Usually, subtext is the mark of a well-written film. Being able to add another layer to a narrative often makes it far more enjoyable, and moviemakers tend to keep this in mind when writing and making a movie. However, there are times when particularly terrible hidden messages seem to slip by.

It’s not always clear how. Sometimes it seems that the screenwriters simply assumed their story would be taken at face value. Other times, it seems as though the message was lost in translation. There are even occasions where the troubling subtext is only picked up on by the audience, with the filmmakers blissfully unaware of the message they’ve put out into the world.

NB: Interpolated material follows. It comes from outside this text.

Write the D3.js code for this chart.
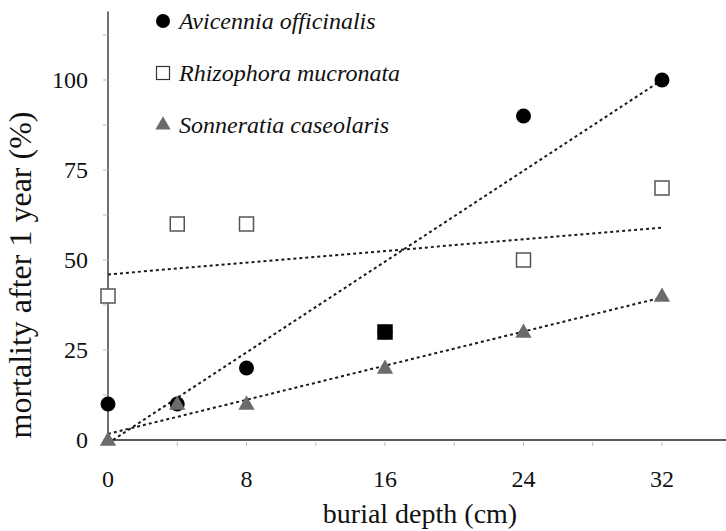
<!DOCTYPE html>
<html>
<head>
<meta charset="utf-8">
<script src="https://cdn.jsdelivr.net/npm/d3@7"></script>
<style>
  body { margin: 0; background: #fff; }
  svg { display: block; }
  text { font-family: "Liberation Serif", "DejaVu Serif", serif; fill: #111; }
</style>
</head>
<body>
<div id="chart"></div>
<script>
// burial depth (cm)
var depths = [0, 4, 8, 16, 24, 32];

// mortality after 1 year (%) for each species
var avicennia = [10, 10, 20, 30, 90, 100];
var rhizophora = [40, 60, 60, 30, 50, 70];
var sonneratia = [0, 10, 10, 20, 30, 40];

// dotted trend lines: [x0, y0, x1, y1]
var avicenniaTrend = [0, -0.9, 32, 100];
var rhizophoraTrend = [0, 46, 32, 59];
var sonneratiaTrend = [0, 1.7, 32, 39.6];

var xTicks = [0, 8, 16, 24, 32];
var xMinor = [4, 12, 20, 28];
var yTicks = [0, 25, 50, 75, 100];
var yMinor = [12.5, 37.5, 62.5, 87.5, 112.5];

var legendNames = ["Avicennia officinalis", "Rhizophora mucronata", "Sonneratia caseolaris"];

var width = 726, height = 531;
var svg = d3.select('#chart').append('svg')
    .attr('width', width)
    .attr('height', height);

var x = d3.scaleLinear().domain([0, 32]).range([108, 662]);
var y = d3.scaleLinear().domain([0, 100]).range([440, 80]);

// axes
var xAxis = svg.append('g').attr('transform', 'translate(0,' + y(0) + ')');
xAxis.append('line')
    .attr('x1', x(0)).attr('x2', width)
    .attr('stroke', '#222').attr('stroke-width', 1.6);
xAxis.selectAll('.minor')
    .data(xTicks.concat(xMinor))
    .join('line')
    .attr('x1', d => x(d)).attr('x2', d => x(d))
    .attr('y1', 2).attr('y2', 6)
    .attr('stroke', '#bbb');
xAxis.selectAll('text')
    .data(xTicks)
    .join('text')
    .attr('x', d => x(d))
    .attr('y', 47)
    .attr('text-anchor', 'middle')
    .style('font-size', '24px')
    .text(d => d);

var yAxis = svg.append('g').attr('transform', 'translate(' + x(0) + ',0)');
yAxis.append('line')
    .attr('y1', y(0)).attr('y2', y(119))
    .attr('stroke', '#222').attr('stroke-width', 1.3);
yAxis.selectAll('.tick')
    .data(yTicks.concat(yMinor))
    .join('line')
    .attr('x1', -5).attr('x2', 0)
    .attr('y1', d => y(d)).attr('y2', d => y(d))
    .attr('stroke', '#bbb');
yAxis.selectAll('text')
    .data(yTicks)
    .join('text')
    .attr('x', -20)
    .attr('y', d => y(d) + 8)
    .attr('text-anchor', 'end')
    .style('font-size', '24px')
    .text(d => d);

svg.append('text')
    .attr('x', 420)
    .attr('y', 523)
    .attr('text-anchor', 'middle')
    .style('font-size', '28px')
    .text('burial depth (cm)');

svg.append('text')
    .attr('transform', 'translate(31,' + 275 + ') rotate(-90)')
    .attr('text-anchor', 'middle')
    .style('font-size', '32px')
    .text('mortality after 1 year (%)');

// trend lines
var trends = [avicenniaTrend, rhizophoraTrend, sonneratiaTrend];
svg.selectAll('.trend')
    .data(trends)
    .join('line')
    .attr('class', 'trend')
    .attr('x1', d => x(d[0])).attr('y1', d => y(d[1]))
    .attr('x2', d => x(d[2])).attr('y2', d => y(d[3]))
    .attr('stroke', '#1a1a1a')
    .attr('stroke-width', 2)
    .attr('stroke-dasharray', '3,3');

var triangle = d3.symbol().type(d3.symbolTriangle).size(115);

// markers
svg.selectAll('.avi')
    .data(depths)
    .join('circle')
    .attr('class', 'avi')
    .attr('cx', d => x(d))
    .attr('cy', (d, i) => y(avicennia[i]))
    .attr('r', 7.5)
    .attr('fill', '#000');

// where a square sits on a circle the two merge into a solid black mark
svg.selectAll('.rhi')
    .data(depths)
    .join('rect')
    .attr('class', 'rhi')
    .attr('x', d => x(d) - 7)
    .attr('y', (d, i) => y(rhizophora[i]) - 7)
    .attr('width', 14).attr('height', 14)
    .attr('fill', (d, i) => rhizophora[i] === avicennia[i] ? '#000' : '#fff')
    .attr('stroke', (d, i) => rhizophora[i] === avicennia[i] ? '#000' : '#555')
    .attr('stroke-width', 1.5);

svg.selectAll('.son')
    .data(depths)
    .join('path')
    .attr('class', 'son')
    .attr('d', triangle)
    .attr('transform', (d, i) => 'translate(' + x(d) + ',' + (y(sonneratia[i]) + 1) + ')')
    .attr('fill', '#6b6b6b');

// legend
var legend = svg.append('g');
var rows = legend.selectAll('g')
    .data(legendNames)
    .join('g')
    .attr('transform', (d, i) => 'translate(163,' + (21 + i * 52) + ')');
rows.filter((d, i) => i === 0).append('circle').attr('r', 7).attr('fill', '#000');
rows.filter((d, i) => i === 1).append('rect')
    .attr('x', -6.5).attr('y', -6.5).attr('width', 13).attr('height', 13)
    .attr('fill', '#fff').attr('stroke', '#333').attr('stroke-width', 1.2);
rows.filter((d, i) => i === 2).append('path')
    .attr('d', d3.symbol().type(d3.symbolTriangle).size(100))
    .attr('fill', '#6b6b6b');
rows.append('text')
    .attr('x', 16)
    .attr('y', 8)
    .style('font-size', '24px')
    .style('font-style', 'italic')
    .text(d => d);
</script>
</body>
</html>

Though a negative message can be damaging to society, it wouldn’t be fair to judge these movies too harshly. After all, they were all made specifically to entertain, which they’ve all achieved to some degree. Even so, each and every one of them shared their terrible hidden messages with the world, so we’re here today to call them out on it.

8. Grease (1978)

It’s long been pointed out that musical classic Grease has a pretty problematic story. It follows greaser Danny Zuko (John Travolta) and Australian transfer student Sandy Olsson (Olivia Newton-John) as they meet and fall in love. However, they’re from two different worlds, which proves to be an obstacle to their budding romance.

We’re going to gloss over the predatory behaviors on display throughout the film by asserting that those sorts of things seemed to fly in the ’50s. However, both Danny and Sandy undergo major changes in order to make the other fall in love with them. They both attempt to change their personalities and individual styles to impress one another, acting in ways they never normally would.

This puts out the message that it’s okay to change yourself for someone you’re romantically interested in. Admittedly, it’s not exactly the most harmful subtext in the world, but it’s still awful advice for impressionable members of the audience. Even so, Grease remains a classic, despite its iffy standpoint on romance.